How to Live with Green Guilt

Don't feel guilty about your not-so-friendly environmental habits.

We've all seen An Inconvenient Truth and know how important it is to be "eco-friendly," but sometimes toting around that Nalgene bottle seems like such a pain. So came up with 16 compromises to relieve the guilt when you want nothing more than to toss your batteries in the trash or leave the heater running all night long.

Green Guilt #1: "I hate the harsh light that comes from those energy-saving bulbs. Can I keep my incandescents?"

The Compromise: There's no getting around using energy saving bulbs, since the savings are enormous, but some bulbs are better than others. Check the Environmental Defense Fund's web site for their light bulb guide, and choose the best size, shape, color, and brightness for your room.

Green Guilt #2: "I never know what to do with old batteries, so sometimes I just throw them away. Is it really that bad?"

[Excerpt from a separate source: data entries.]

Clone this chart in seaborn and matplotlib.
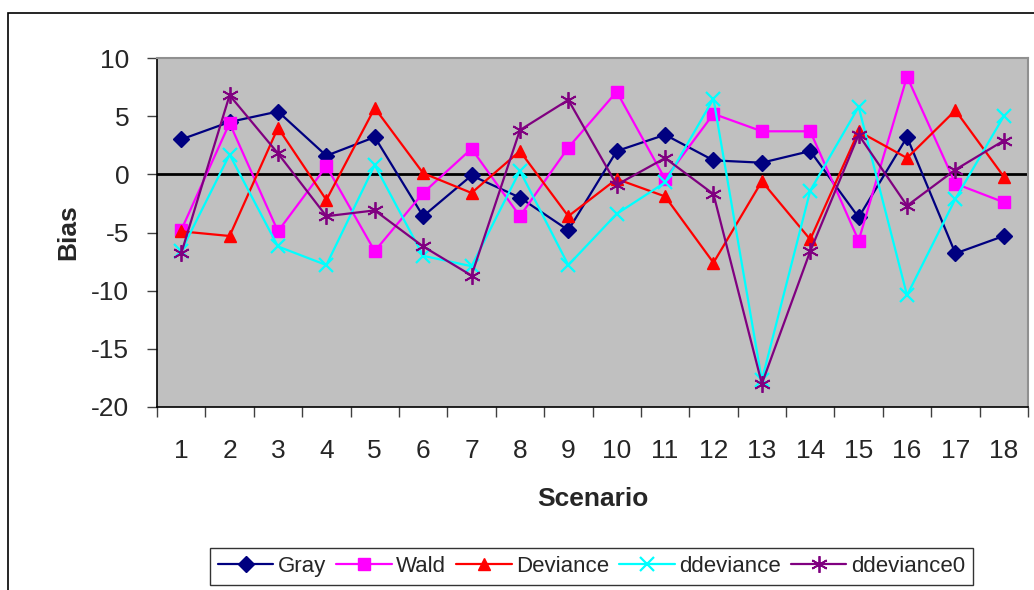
import matplotlib
matplotlib.use("Agg")
import matplotlib.pyplot as plt
from matplotlib.patches import Rectangle
from matplotlib.ticker import FixedLocator
import numpy as np
import pandas as pd
import seaborn as sns

scenarios = list(range(1, 19))
gray = [3.0, 4.5, 5.4, 1.6, 3.2, -3.6, -0.1, -2.0, -4.8, 2.0, 3.4, 1.2,
        1.0, 2.0, -3.7, 3.2, -6.8, -5.3]
wald = [-4.8, 4.4, -4.9, 0.7, -6.6, -1.6, 2.2, -3.6, 2.3, 7.1, -0.4, 5.2,
        3.7, 3.7, -5.7, 8.4, -0.8, -2.4]
deviance = [-4.9, -5.3, 4.0, -2.2, 5.7, 0.1, -1.6, 2.0, -3.6, -0.4, -1.9, -7.6,
            -0.6, -5.6, 3.7, 1.4, 5.5, -0.2]
ddeviance = [-6.6, 1.7, -6.2, -7.8, 0.8, -7.0, -7.9, 0.3, -7.8, -3.4, -0.7, 6.5,
             -17.7, -1.4, 5.8, -10.4, -2.1, 5.0]
ddeviance0 = [-6.8, 6.8, 1.8, -3.6, -3.1, -6.2, -8.7, 3.8, 6.4, -0.9, 1.4, -1.7,
              -18.0, -6.6, 3.4, -2.7, 0.4, 2.9]

series_names = ["Gray", "Wald", "Deviance", "ddeviance", "ddeviance0"]
series_values = [gray, wald, deviance, ddeviance, ddeviance0]
colors = ["#000080", "#FF00FF", "#FF0000", "#00FFFF", "#800080"]
marker_styles = ["D", "s", "^", "x", (6, 2, 0)]
marker_sizes = [8, 8, 9, 10, 12]
marker_edge = [1.0, 1.0, 1.0, 1.6, 1.3]

df = pd.DataFrame({
    "Scenario": np.tile(scenarios, len(series_names)),
    "Bias": np.concatenate(series_values),
    "Method": np.repeat(series_names, len(scenarios)),
})

sns.set_style("white")
plt.rcParams["font.family"] = ["Liberation Sans", "DejaVu Sans"]
plt.rcParams["axes.unicode_minus"] = False

fig = plt.figure(figsize=(10.34, 5.90), dpi=100)
ax = fig.add_axes([157 / 1034, 1 - 407 / 590, (1028 - 157) / 1034, (407 - 58) / 590])
ax.set_facecolor("#C0C0C0")

for name, col, mk, ms, mew in zip(series_names, colors, marker_styles, marker_sizes, marker_edge):
    sub = df[df["Method"] == name]
    sns.lineplot(data=sub, x="Scenario", y="Bias", ax=ax, color=col, marker=mk,
                 markersize=ms, markeredgecolor=col, markeredgewidth=mew,
                 linewidth=1.6, label=name, estimator=None, sort=False, zorder=3)

ax.axhline(0, color="black", linewidth=2, zorder=2)

ax.set_xlim(0.5, 18.5)
ax.set_ylim(-20, 10)
ax.set_yticks(np.arange(-20, 11, 5))
ax.set_xticks(scenarios)
ax.set_xticklabels([str(s) for s in scenarios])
ax.xaxis.set_minor_locator(FixedLocator(np.arange(0.5, 18.6, 1)))
ax.tick_params(axis="x", which="major", length=0, labelsize=19, pad=23)
ax.tick_params(axis="x", which="minor", length=7, width=1, color="#404040", direction="out", bottom=True)
ax.tick_params(axis="y", which="major", length=7, width=1, color="#404040", direction="out",
               labelsize=19, pad=13, left=True)

ax.set_xlabel("Scenario", fontsize=19, fontweight="bold", labelpad=17)
ax.set_ylabel("Bias", fontsize=19, fontweight="bold", labelpad=8)

for side in ("left", "bottom"):
    ax.spines[side].set_color("#000000")
    ax.spines[side].set_linewidth(1.2)
for side in ("top", "right"):
    ax.spines[side].set_color("#909090")
    ax.spines[side].set_linewidth(1.5)

ax.get_legend().remove()
handles, labels = ax.get_legend_handles_labels()
leg = fig.legend(handles, labels, loc="upper left",
                 bbox_to_anchor=(210 / 1034, 1 - 548 / 590), ncol=5, frameon=True,
                 fancybox=False, edgecolor="black", fontsize=16, handlelength=2.5,
                 handletextpad=0.2, columnspacing=0.45, borderpad=0.35, borderaxespad=0)
leg.get_frame().set_linewidth(1.0)

# outer chart frame
fig.patches.append(Rectangle((8 / 1034, -0.05), 1.1, 1 - 13 / 590 + 0.05,
                             transform=fig.transFigure, fill=False,
                             edgecolor="black", linewidth=1.2))

fig.savefig("out.png", dpi=100)
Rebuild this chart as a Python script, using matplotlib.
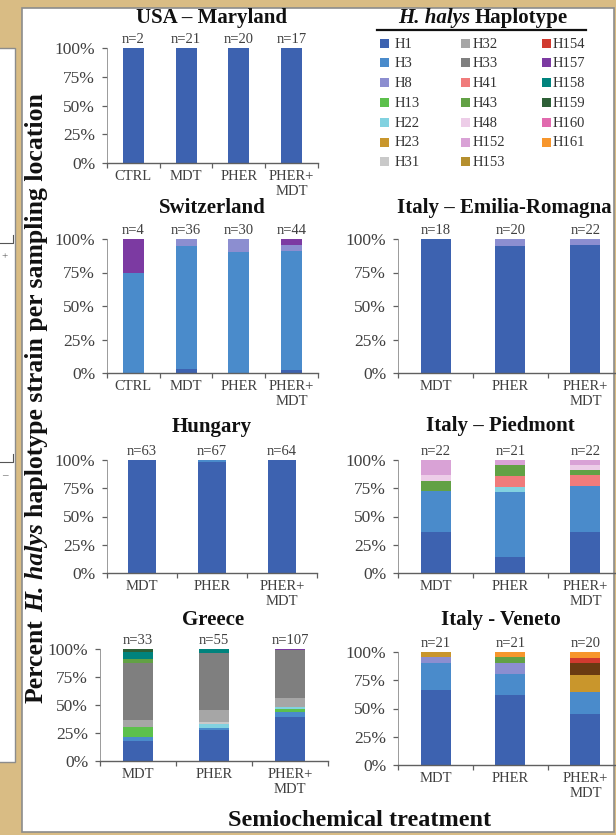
import matplotlib
matplotlib.use("Agg")
import matplotlib.pyplot as plt
from matplotlib.patches import Rectangle
import numpy as np

W, H = 616, 835
DPI = 100

plt.rcParams['font.family'] = ['Liberation Serif', 'DejaVu Serif']

# ---------------- data ----------------
haplotypes = ["H1", "H3", "H8", "H13", "H22", "H23", "H31",
              "H32", "H33", "H41", "H43", "H48", "H152", "H153",
              "H154", "H157", "H158", "H159", "H160", "H161"]
hap_colors = ["#3D62B0", "#4A8BCB", "#8C8ED0", "#5CC04C", "#82D2E0", "#C9962C", "#C9C9C9",
              "#A6A6A6", "#7F7F7F", "#F07B7B", "#62A145", "#EDCDE8", "#D9A2D6", "#B58F2E",
              "#D13A2F", "#7C3AA2", "#00837D", "#2D5F36", "#E16AAE", "#F7962C"]
bar_color_override = {"H153": "#6A3A12"}

cats4 = ["CTRL", "MDT", "PHER", "PHER+\nMDT"]
cats3 = ["MDT", "PHER", "PHER+\nMDT"]

maryland_n = [2, 21, 20, 17]
maryland_counts = {"H1": [2, 21, 20, 17]}

switzerland_n = [4, 36, 30, 44]
switzerland_counts = {"H1": [0, 1, 0, 1], "H3": [3, 33, 27, 39],
                      "H8": [0, 2, 3, 2], "H157": [1, 0, 0, 2]}

emilia_n = [18, 20, 22]
emilia_counts = {"H1": [18, 19, 21], "H8": [0, 1, 1]}

hungary_n = [63, 67, 64]
hungary_counts = {"H1": [63, 66, 64], "H3": [0, 1, 0]}

piedmont_n = [22, 21, 22]
piedmont_counts = {"H1": [8, 3, 8], "H3": [8, 12, 9], "H22": [0, 1, 0],
                   "H41": [0, 2, 2], "H43": [2, 2, 1], "H48": [1, 0, 1],
                   "H152": [3, 1, 1]}

greece_n = [33, 55, 107]
greece_counts = {"H1": [6, 15, 42], "H3": [1, 1, 5], "H13": [3, 0, 3],
                 "H22": [0, 2, 2], "H31": [0, 1, 0], "H32": [2, 6, 8],
                 "H33": [17, 28, 46], "H43": [1, 0, 0], "H157": [0, 0, 1],
                 "H158": [2, 2, 0], "H159": [1, 0, 0]}

veneto_n = [21, 21, 20]
veneto_counts = {"H1": [14, 13, 9], "H3": [5, 4, 4], "H8": [1, 2, 0],
                 "H23": [1, 0, 3], "H43": [0, 1, 0], "H153": [0, 0, 2],
                 "H154": [0, 0, 1], "H161": [0, 1, 1]}

yticks = [0, 25, 50, 75, 100]
ytick_labels = ["0%", "25%", "50%", "75%", "100%"]

ylabel_pieces = [("Percent", "normal"), ("H. halys", "italic"),
                 ("haplotype strain per sampling location", "normal")]
legend_title_pieces = [("H. halys", "italic"), ("Haplotype", "normal")]
xlabel_text = "Semiochemical treatment"

# ---------------- figure ----------------
fig = plt.figure(figsize=(W / DPI, H / DPI), dpi=DPI)
fig.patch.set_facecolor("#D9BC84")
renderer = fig.canvas.get_renderer()

bg = fig.add_axes([0, 0, 1, 1], zorder=-10)
bg.set_xlim(0, W)
bg.set_ylim(H, 0)
bg.axis("off")
# main white panel
bg.add_patch(Rectangle((22, 8), 592, 824, facecolor="white", edgecolor="#8C8C8C", lw=1.2))
# neighbouring poster panel on the left
bg.add_patch(Rectangle((-5, 48), 20, 714, facecolor="white", edgecolor="#8C8C8C", lw=1.0))
for yb, sign in ((243, "+"), (462, "\u2013")):
    bg.plot([0, 13, 13], [yb, yb, yb - 8], color="#555555", lw=0.8)
    bg.text(5, yb + 14, sign, fontsize=8, color="#555555", ha="center", va="center")

col_map = dict(zip(haplotypes, hap_colors))


def text_width(s, size, style):
    t = fig.text(0, 0, s, fontsize=size, fontweight="bold", style=style)
    w = t.get_window_extent(renderer).width
    t.remove()
    return w


def rich_text(cx, base, pieces, size, vertical=False):
    """Draw bold text pieces (some italic) centred at cx (px) on baseline base (px)."""
    widths = [text_width(s, size, st) for s, st in pieces]
    space = text_width("x x", size, "normal") - text_width("xx", size, "normal")
    total = sum(widths) + space * (len(pieces) - 1)
    pos = -total / 2
    for (s, st), w in zip(pieces, widths):
        if vertical:
            fig.text(base / W, 1 - (cx - pos) / H, s, rotation=90, rotation_mode="anchor",
                     ha="left", va="baseline", fontsize=size, fontweight="bold",
                     style=st, color="#111111")
        else:
            fig.text((cx + pos) / W, 1 - base / H, s, ha="left", va="baseline",
                     fontsize=size, fontweight="bold", style=st, color="#111111")
        pos += w + space


def px_axes(left, top, right, bottom):
    return fig.add_axes([left / W, 1 - bottom / H, (right - left) / W, (bottom - top) / H])


def draw_panel(box, cats, n, counts, title, title_x, title_base):
    ax = px_axes(*box)
    ncat = len(cats)
    x = np.arange(ncat) + 0.5
    base = np.zeros(ncat)
    nn = np.array(n, dtype=float)
    for h in haplotypes:
        if h in counts:
            vals = np.array(counts[h], dtype=float) / nn * 100
            ax.bar(x, vals, 0.4, bottom=base,
                   color=bar_color_override.get(h, col_map[h]), linewidth=0)
            base += vals
    ax.set_xlim(0, ncat)
    ax.set_ylim(0, 100)
    ax.set_yticks(yticks)
    ax.set_yticklabels(ytick_labels)
    ax.set_xticks(np.arange(ncat + 1))
    ax.set_xticklabels([])
    ax.set_xticks(x, minor=True)
    ax.set_xticklabels(cats, minor=True)
    ax.tick_params(axis="x", which="minor", length=0, labelsize=10.5, pad=5, colors="#404040")
    ax.tick_params(axis="x", which="major", length=3.5, direction="out", color="#606060", width=0.9)
    ax.tick_params(axis="y", length=3.5, direction="out", labelsize=12.5, pad=5,
                   color="#606060", labelcolor="#404040", width=0.9)
    for s in ("top", "right"):
        ax.spines[s].set_visible(False)
    ax.spines["left"].set_color("#8A8A8A")
    ax.spines["left"].set_linewidth(0.6)
    ax.spines["bottom"].set_color("#606060")
    ax.spines["bottom"].set_linewidth(1.0)
    ax.patch.set_alpha(0)
    for xi, ni in zip(x, n):
        ax.annotate(f"n={ni}", (xi, 100), xytext=(0, 3.5), textcoords="offset points",
                    ha="center", va="baseline", fontsize=10.5, color="#404040",
                    annotation_clip=False)
    fig.text(title_x / W, 1 - title_base / H, title, ha="center", va="baseline",
             fontsize=15, fontweight="bold", color="#111111")
    return ax


draw_panel((107, 48, 318, 163), cats4, maryland_n, maryland_counts,
           "USA \u2013 Maryland", 212, 23)
draw_panel((107, 239, 318, 373), cats4, switzerland_n, switzerland_counts,
           "Switzerland", 212, 213)
draw_panel((107, 460, 317, 573), cats3, hungary_n, hungary_counts,
           "Hungary", 212, 432)
draw_panel((100, 649, 328, 761), cats3, greece_n, greece_counts,
           "Greece", 213, 625)
draw_panel((398, 239, 623, 373), cats3, emilia_n, emilia_counts,
           "Italy \u2013 Emilia-Romagna", 504, 213)
draw_panel((398, 460, 623, 573), cats3, piedmont_n, piedmont_counts,
           "Italy \u2013 Piedmont", 500, 431)
draw_panel((398, 652, 623, 765), cats3, veneto_n, veneto_counts,
           "Italy - Veneto", 501, 625)

# ---------------- legend ----------------
rich_text(483, 23, legend_title_pieces, 15)
bg.plot([377, 586], [30, 30], color="#111111", lw=1.6)
col_sq_x = [380, 461, 542]
col_lab_x = [395, 473, 553]
row_y0, row_dy = 43, 19.8
for i, (h, c) in enumerate(zip(haplotypes, hap_colors)):
    col, row = divmod(i, 7)
    yc = row_y0 + row * row_dy
    bg.add_patch(Rectangle((col_sq_x[col], yc - 4.5), 9, 9, facecolor=c, edgecolor="none"))
    bg.text(col_lab_x[col], yc + 1, h, fontsize=10.5, color="#333333", ha="left", va="center")

# ---------------- axis titles ----------------
rich_text(398, 43, ylabel_pieces, 18.5, vertical=True)
fig.text(360 / W, 1 - 820 / H, xlabel_text, ha="center", va="center",
         fontsize=17.5, fontweight="bold", color="#111111")

fig.savefig("out.png", dpi=DPI, facecolor=fig.get_facecolor())
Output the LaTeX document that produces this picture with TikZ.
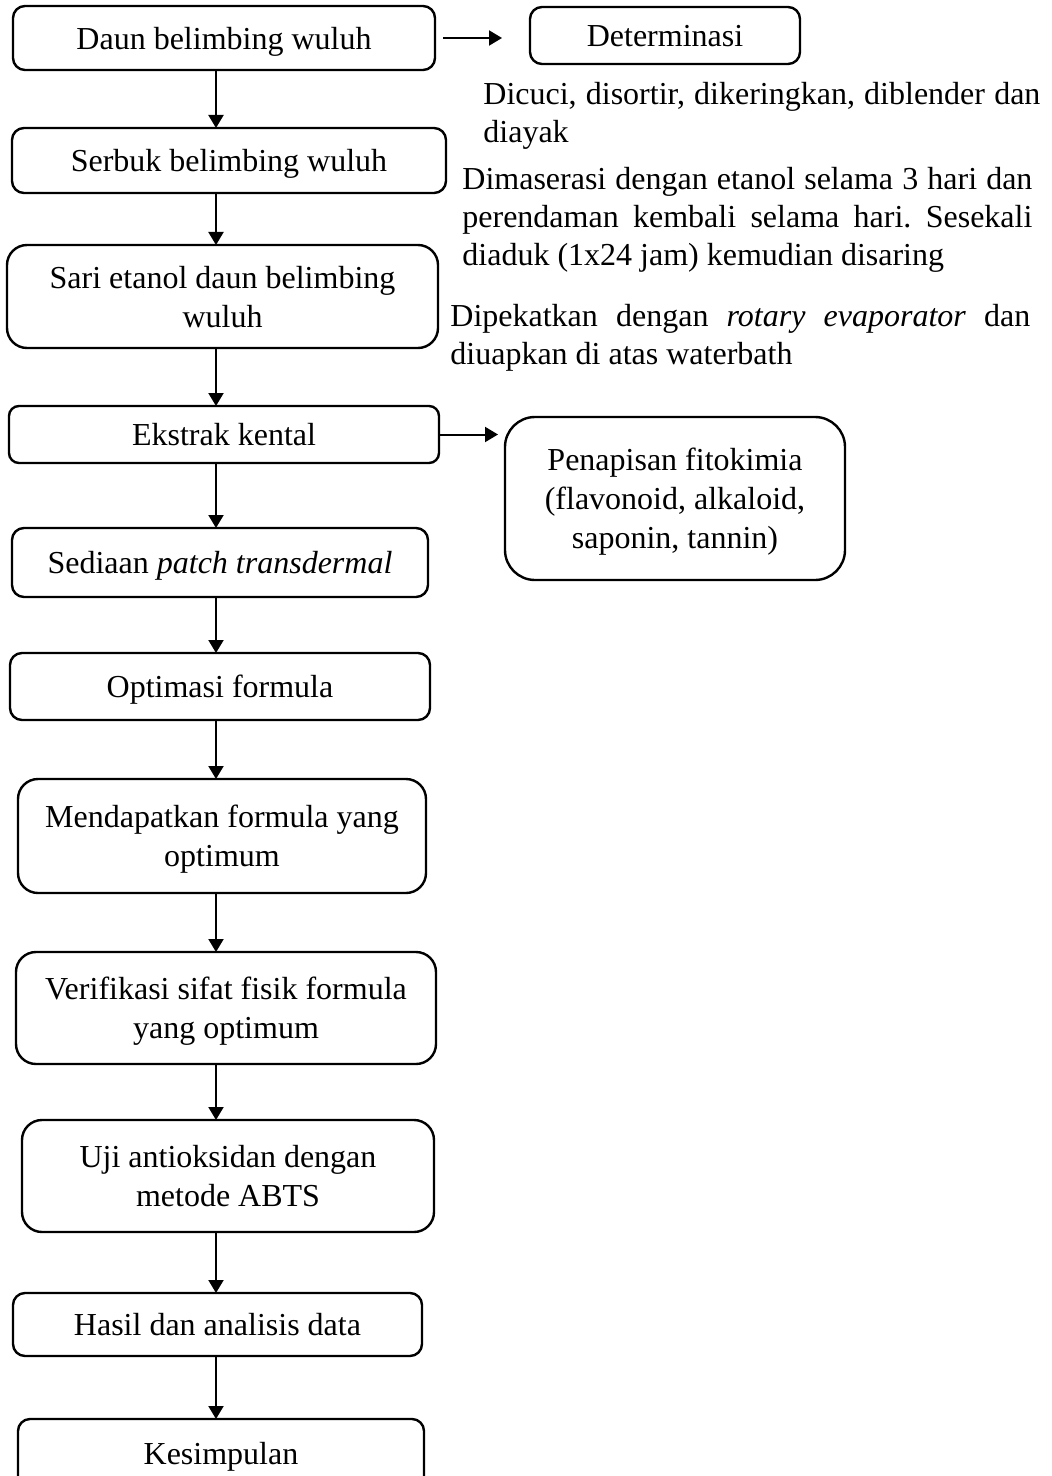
\documentclass[tikz,border=0pt]{standalone}
\usepackage{fontspec}
\setmainfont{Liberation Serif}
\usetikzlibrary{arrows.meta, positioning}
\hyphenpenalty=10000
\frenchspacing

\begin{document}
\begin{tikzpicture}[
    node distance=29pt,
    box/.style={draw, rounded corners=6pt, line width=1.2pt, outer sep=0pt, align=center, inner sep=2pt, text depth=0pt, font=\fontsize{16pt}{19.5pt}\selectfont},
    bigbox/.style={box, rounded corners=10pt},
    note/.style={anchor=west, inner sep=0pt, align=justify, font=\fontsize{16pt}{19pt}\selectfont},
    arrow/.style={-{Triangle[length=6.5pt, width=7.5pt]}, line width=1pt}
]
\useasboundingbox (0,0) rectangle (526pt,-738pt);
\coordinate (col) at (108pt,0);

\node[box, minimum width=211pt, minimum height=32pt] (s1) at (112pt,-19pt) {Daun belimbing wuluh};
\node[box, minimum width=217pt, minimum height=32.5pt, below=29pt of s1, xshift=2.5pt] (s2) {Serbuk belimbing wuluh};
\node[bigbox, minimum width=215.5pt, minimum height=51.5pt, below=26pt of s2, xshift=-3.25pt] (s3) {Sari etanol daun belimbing\\wuluh};
\node[box, rounded corners=5pt, minimum width=215pt, minimum height=28.5pt, below=29pt of s3, xshift=0.75pt] (s4) {Ekstrak kental};
\node[box, minimum width=208pt, minimum height=34.5pt, below=32.5pt of s4, xshift=-2pt] (s5) {Sediaan \textit{patch transdermal}};
\node[box, minimum width=210pt, minimum height=33.5pt, below=28pt of s5] (s6) {Optimasi formula};
\node[bigbox, minimum width=204pt, minimum height=57pt, below=29.5pt of s6, xshift=1pt] (s7) {Mendapatkan formula yang\\optimum};
\node[bigbox, minimum width=210pt, minimum height=56pt, below=29.5pt of s7, xshift=2pt] (s8) {Verifikasi sifat fisik formula\\yang optimum};
\node[bigbox, minimum width=206pt, minimum height=56pt, below=28pt of s8, xshift=1pt] (s9) {Uji antioksidan dengan\\metode ABTS};
\node[box, minimum width=204.5pt, minimum height=31.5pt, below=30.5pt of s9, xshift=-5.25pt] (s10) {Hasil dan analisis data};
\node[box, minimum width=203pt, minimum height=34.5pt, below=31.5pt of s10, xshift=1.75pt] (s11) {Kesimpulan};

\node[box, minimum width=135pt, minimum height=28.5pt, right=47.5pt of s1, yshift=1.25pt] (det) {Determinasi};
\node[box, rounded corners=15pt, minimum width=170pt, minimum height=81.5pt, right=33pt of s4, yshift=-32pt] (pen) {Penapisan fitokimia\\(flavonoid, alkaloid,\\saponin, tannin)};

\node[note, text width=278.5pt] (t1) at (241.5pt,-58pt) {Dicuci, disortir, dikeringkan, diblender dan diayak};
\node[note, text width=285pt] (t2) at (231pt,-110pt) {Dimaserasi dengan etanol selama 3 hari dan perendaman kembali selama hari. Sesekali diaduk (1x24 jam) kemudian disaring};
\node[note, text width=290pt] (t3) at (225pt,-169pt) {Dipekatkan dengan \textit{rotary evaporator} dan diuapkan di atas waterbath};

\draw[arrow] (s1.south -| col) -- (s2.north -| col);
\draw[arrow] (s2.south -| col) -- (s3.north -| col);
\draw[arrow] (s3.south -| col) -- (s4.north -| col);
\draw[arrow] (s4.south -| col) -- (s5.north -| col);
\draw[arrow] (s5.south -| col) -- (s6.north -| col);
\draw[arrow] (s6.south -| col) -- (s7.north -| col);
\draw[arrow] (s7.south -| col) -- (s8.north -| col);
\draw[arrow] (s8.south -| col) -- (s9.north -| col);
\draw[arrow] (s9.south -| col) -- (s10.north -| col);
\draw[arrow] (s10.south -| col) -- (s11.north -| col);
\draw[arrow, shorten <=4pt, shorten >=14pt] (s1.east) -- (s1.east -| det.west);
\draw[arrow, shorten >=3.5pt] (s4.east) -- (s4.east -| pen.west);
\end{tikzpicture}
\end{document}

The Compromise: When used batteries go to landfills, the metals and toxins in them can eventually seep into the water supply, which is bad for everyone. Luckily, both Whole Foods and Ikea now take your old batteries, so you don't have to worry about them. Also, try to use rechargeable batteries whenever possible, and you won't have to think about recycling as often.

Green Guilt #3: "I can't stand being cold, so I leave the thermostat turned up at night. What's so wrong with that?"

The Compromise: Since heaters run on fossil fuels -- a non-replenishing resource -- they need to be used sparingly. Only turn on the thermostat when you're home, and preserve the most heat possible by checking for drafts around your windows and doors and keeping your attic insulated. Plus, put an extra quilt or two on your bed at night, and you'll be surprised at how warm you'll stay.

Green Guilt #4: "I never remember to bring my thermos or Nalgene bottle to work. Can I just drink out of paper cups?"

The Compromise: Although paper cups are better than styrofoam, the ones that are coated can't be recycled. If you insist on using a paper cup at work, try only using one per day and refill it at your office coffee machine or water cooler.